Spazio o luogo, nel linguaggio comune sono quasi la stessa cosa. Eppure differiscono totalmente, secondo il prof. Franco Farinelli, e appartengono a due epoche e modi di vedere il mondo diversi. Spazio viene dal greco stadìon, che significa stadio: era infatti questa l’unità di misura della distanza per i Greci, e, nello spazio, tutte le parti sono tra loro equivalenti e possono essere scambiate senza che cambi nulla. Il Luogo, al contrario, indica una parte della Terra unica. Non ne esiste un’altra uguale e non può essere scambiata con nessun altra.
Lo spazio nasce, o meglio, comincia a delinearsi come concetto, quando si cerca di riprodurre sulla carta la curvatura del globo, perfetto nella sua sfericità, sottrarre una delle tre dimensioni per lasciarne solo due.
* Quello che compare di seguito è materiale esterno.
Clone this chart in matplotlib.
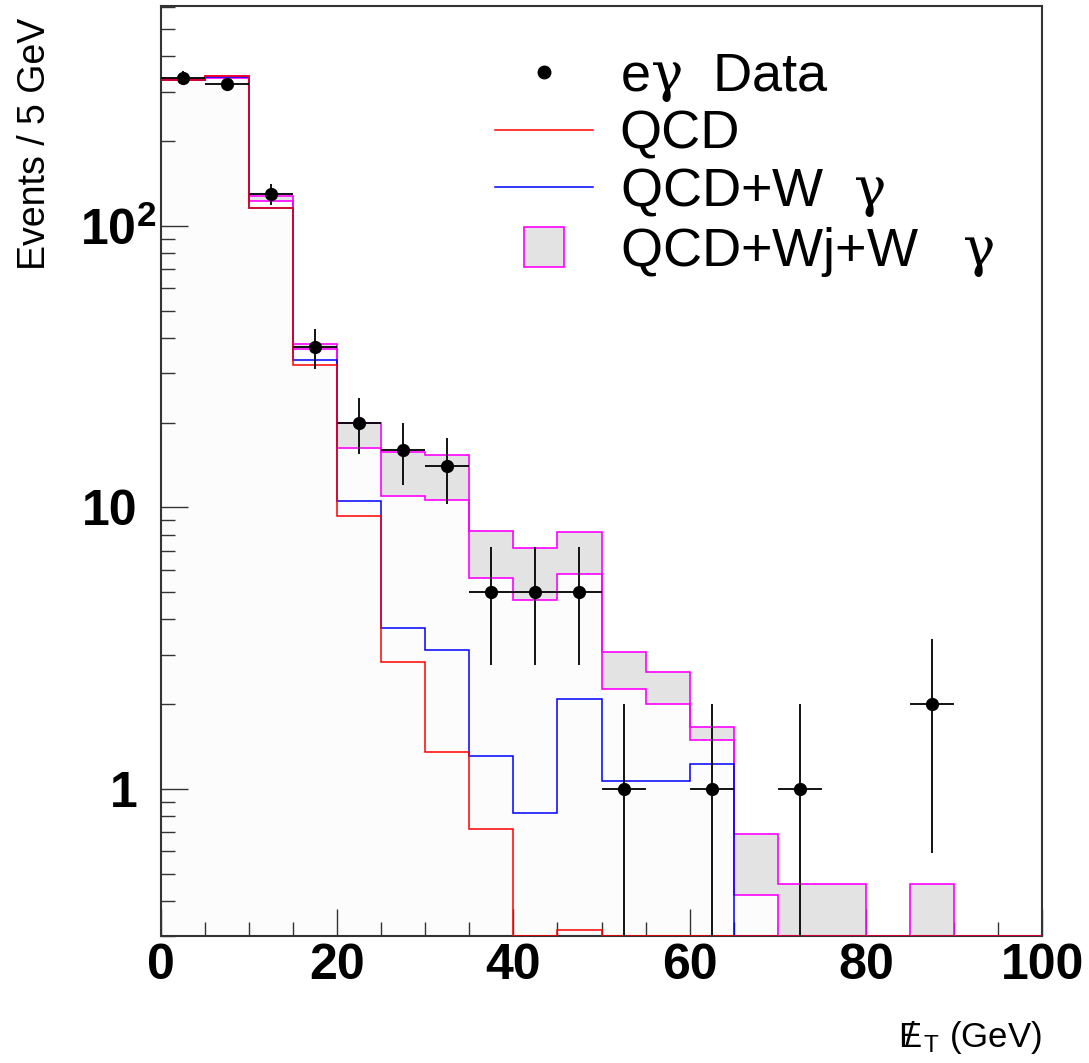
import numpy as np
import matplotlib
matplotlib.use("Agg")
import matplotlib.pyplot as plt
from matplotlib.lines import Line2D
from matplotlib.transforms import ScaledTranslation
from matplotlib.ticker import FixedLocator, FixedFormatter, LogLocator, MultipleLocator, NullFormatter

plt.rcParams['font.family'] = ['Liberation Sans', 'DejaVu Sans']
plt.rcParams['mathtext.fontset'] = 'custom'
plt.rcParams['mathtext.rm'] = 'Liberation Sans'
plt.rcParams['mathtext.it'] = 'DejaVu Serif'
plt.rcParams['mathtext.bf'] = 'Liberation Sans:bold'

# missing E_T, 5 GeV bins
edges = np.arange(0, 105, 5)
centers = edges[:-1] + 2.5

data = np.array([336, 318, 130, 37, 20, 16, 14, 5, 5, 5, 1, 0, 1, 0, 1, 0, 0, 2, 0, 0])
data_err = np.array([18.3, 17.8, 11.4, 6.1, 4.5, 4.0, 3.7, 2.24, 2.24, 2.24,
                     1.0, 0, 1.0, 0, 1.0, 0, 0, 1.41, 0, 0])

qcd = np.array([331, 341, 116, 32.1, 9.35, 2.83, 1.35, 0.72, 0, 0.316,
                0, 0, 0, 0, 0, 0, 0, 0, 0, 0])
qcd_wg = np.array([330, 339, 115.6, 33.3, 10.5, 3.72, 3.12, 1.31, 0.82, 2.09,
                   1.07, 1.07, 1.23, 0, 0, 0, 0, 0, 0, 0])
total_hi = np.array([332, 340, 128, 38.1, 20, 15.7, 15.4, 8.27, 7.16, 8.14,
                     3.06, 2.59, 1.66, 0.69, 0.46, 0.46, 0, 0.46, 0, 0])
total_lo = np.array([329, 335, 123, 36.5, 16.2, 11.0, 10.6, 5.6, 4.69, 5.79,
                     2.27, 2.0, 1.49, 0.42, 0, 0, 0, 0, 0, 0])

ymin, ymax = 0.3, 604
floor = 1e-2

fig = plt.figure(figsize=(10.89, 10.63), dpi=100)
ax = fig.add_axes([161/1089, 1 - 936/1063, 881/1089, 930/1063])
ax.set_yscale('log')

# fills
ax.stairs(np.maximum(total_lo, floor), edges, baseline=floor, fill=True,
          color='#fcfcfc', zorder=1)
ax.stairs(np.maximum(total_hi, floor), edges, baseline=np.maximum(total_lo, floor),
          fill=True, color='#e3e3e3', zorder=2)

# outlines
ax.stairs(np.maximum(total_hi, ymin), edges, baseline=None, color='#ff00ff', lw=1.2, zorder=3)
ax.stairs(np.maximum(total_lo, ymin), edges, baseline=None, color='#ff00ff', lw=1.2, zorder=3)
ax.stairs(np.maximum(qcd_wg, ymin), edges, baseline=None, color='#0000ff', lw=1.1, zorder=4)
ax.stairs(np.maximum(qcd, ymin), edges, baseline=None, color='#ff0000', lw=1.1, zorder=5)

m = data > 0
ax.errorbar(centers[m], data[m], yerr=data_err[m], xerr=2.5, fmt='o', color='black',
            ms=8.5, elinewidth=1.3, capsize=0, zorder=6)

ax.set_xlim(0, 100)
ax.set_ylim(ymin, ymax)

ax.xaxis.set_major_locator(MultipleLocator(20))
ax.xaxis.set_minor_locator(MultipleLocator(5))
ax.yaxis.set_major_locator(FixedLocator([1, 10, 100]))
ax.yaxis.set_major_formatter(FixedFormatter(['1', '10', r'$\mathbf{10}^{\mathbf{2}}$']))
ax.yaxis.set_minor_locator(LogLocator(base=10, subs=np.arange(2, 10)))
ax.yaxis.set_minor_formatter(NullFormatter())

ax.tick_params(which='both', direction='in', color='#333333', width=1,
               top=False, right=False, labelsize=36)
ax.tick_params(which='major', length=19.5)
ax.tick_params(which='minor', length=10)
ax.tick_params(axis='y', which='major', pad=17)
ax.tick_params(axis='x', which='major', pad=5)
for lab in ax.get_xticklabels() + ax.get_yticklabels():
    lab.set_fontweight('bold')

# let the exponent of 10^2 hang to the right, as ROOT does
lab2 = ax.yaxis.get_major_ticks()[2].label1
lab2.set_transform(lab2.get_transform() + ScaledTranslation(19/100, 0, fig.dpi_scale_trans))

for s in ax.spines.values():
    s.set_linewidth(1.5)
    s.set_color('#333333')

ax.set_xlabel(r'$\mathrm{E}\!\!\!/\;{}_{\mathrm{T}}$ (GeV)', fontsize=25, loc='right', labelpad=22)
ax.set_ylabel('Events / 5 GeV', fontsize=27, loc='top')
ax.yaxis.set_label_coords(-0.1226, 0.987)

handles = [
    Line2D([], [], marker='o', ls='none', color='black', ms=9),
    Line2D([], [], color='#ff0000', lw=1.1),
    Line2D([], [], color='#0000ff', lw=1.1),
    Line2D([], [], marker='s', ls='none', ms=29, mfc='#e3e3e3', mec='#ff00ff', mew=1.2),
]
labels = [r'e$\gamma$  Data', 'QCD', r'QCD+W  $\gamma$', r'QCD+Wj+W   $\gamma$']
ax.legend(handles, labels, loc='upper left', bbox_to_anchor=(495/1089, 1 - 52/1063),
          bbox_transform=fig.transFigure, frameon=False, fontsize=39,
          handlelength=1.8, handletextpad=0.5, labelspacing=0.11,
          borderpad=0, borderaxespad=0)

fig.savefig('out.png', dpi=100)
Uno tra i primi a fare questo tipo di lavoro, ancora in parte da decifrare, fu Tolomeo, geografo egiziano di lingua greca, vissuto in epoca ellenistica. Comunque, lo spazio non ha necessità di affermarsi in quel periodo, né, tantomeno, nelle epoche a seguire: fino al Medioevo, il mondo è un insieme di luoghi, non di spazi. Non c’è fretta: Marco Polo misura le distanze con il tempo impiegato ad attraversarli, non con misure oggettive.
Diverso è, invece, il discorso per Colombo, che ha fretta di arrivare a destinazione: lo spazio ha già preso il posto dei luoghi. Grazie alla carta geografica Colombo già sa, o almeno crede di sapere, dove arriverà. Lo spazio è, in definitiva, la velocità con cui ci si sposta da un punto A a un punto B. Questo concetto ha permeato tutta la storia del pensiero, specialmente occidentale, con la nascita della distinzione tra soggetto e oggetto, che ha origine con l’invenzione della “prospettiva artificiale” nel Rinascimento.
Il concetto di spazio secondo Polo e Colombo nella vignetta di Sonia Cristallo.
Oggi, effettivamente, sembra tutto diverso: la Rete ha annullato lo spazio, possiamo comunicare con delle macchine a distanza e l’economia diventa sempre più una sola. Il professor Franco Farinelli sostiene che la categoria dello spazio non esiste più, che la globalizzazione ha creato un ordine superiore al concetto di spazio per cui i singoli stati sono tornati ad essere dei singoli luoghi. Tuttavia, partendo dalla Rete, possiamo trovare un’altra chiave di lettura: e se la Rete avesse portato alla sublimazione la visione del mondo come spazio? La Rete ha permesso di portare al massimo la velocità di comunicazione, ha inventato nuove unità di misura con cui misuriamo il nostro spazio digitale (i giga, i byte) e sta creando dei nuovi tipi di soggetto, cioè macchine sempre più intelligenti. Tutto ciò, non rappresenta, forse, l’evoluzione di una visione spaziale del mondo? La globalizzazione non sta creando uno spazio economico, e non solo, unico in cui circolano più velocemente merci, persone e conoscenze e non è questo un nuovo spazio allargato?
Naturalmente, la globalizzazione non ha eliminato i confini, come non ha ridimensionato la visione del mondo come spazio, ma li ha redistribuiti poiché i singoli stati, parti di un unico spazio economico, dal punto di vista culturale sono luoghi che mantengono una cultura propria, una propria identità che, per alcuni, diventa una barriera ma che è, in realtà, una soglia che si può, si deve attraversare. Il limite è una necessità dell’essere umano e lo stesso Leopardi, immaginando l’infinito oltre la siepe, sente che il cuore ”per poco non si spaura”. Ma il confine non deve diventare un muro opposto all’altro, come affermato precedentemente, e, come a volte succede ai confini degli stati o in Rete quando non siamo in grado di essere comunità. Infine, tornando alla visione del mondo come spazio, possiamo rilevare come tutti noi ragioniamo dall’età moderna in termini di spazio, di velocità, di tempo di percorrenza ed è proprio su questo che si basa la Rete e, quindi, la società contemporanea. Questo prospettiva è talmente radicata in noi, che fatichiamo a immaginare il contrario.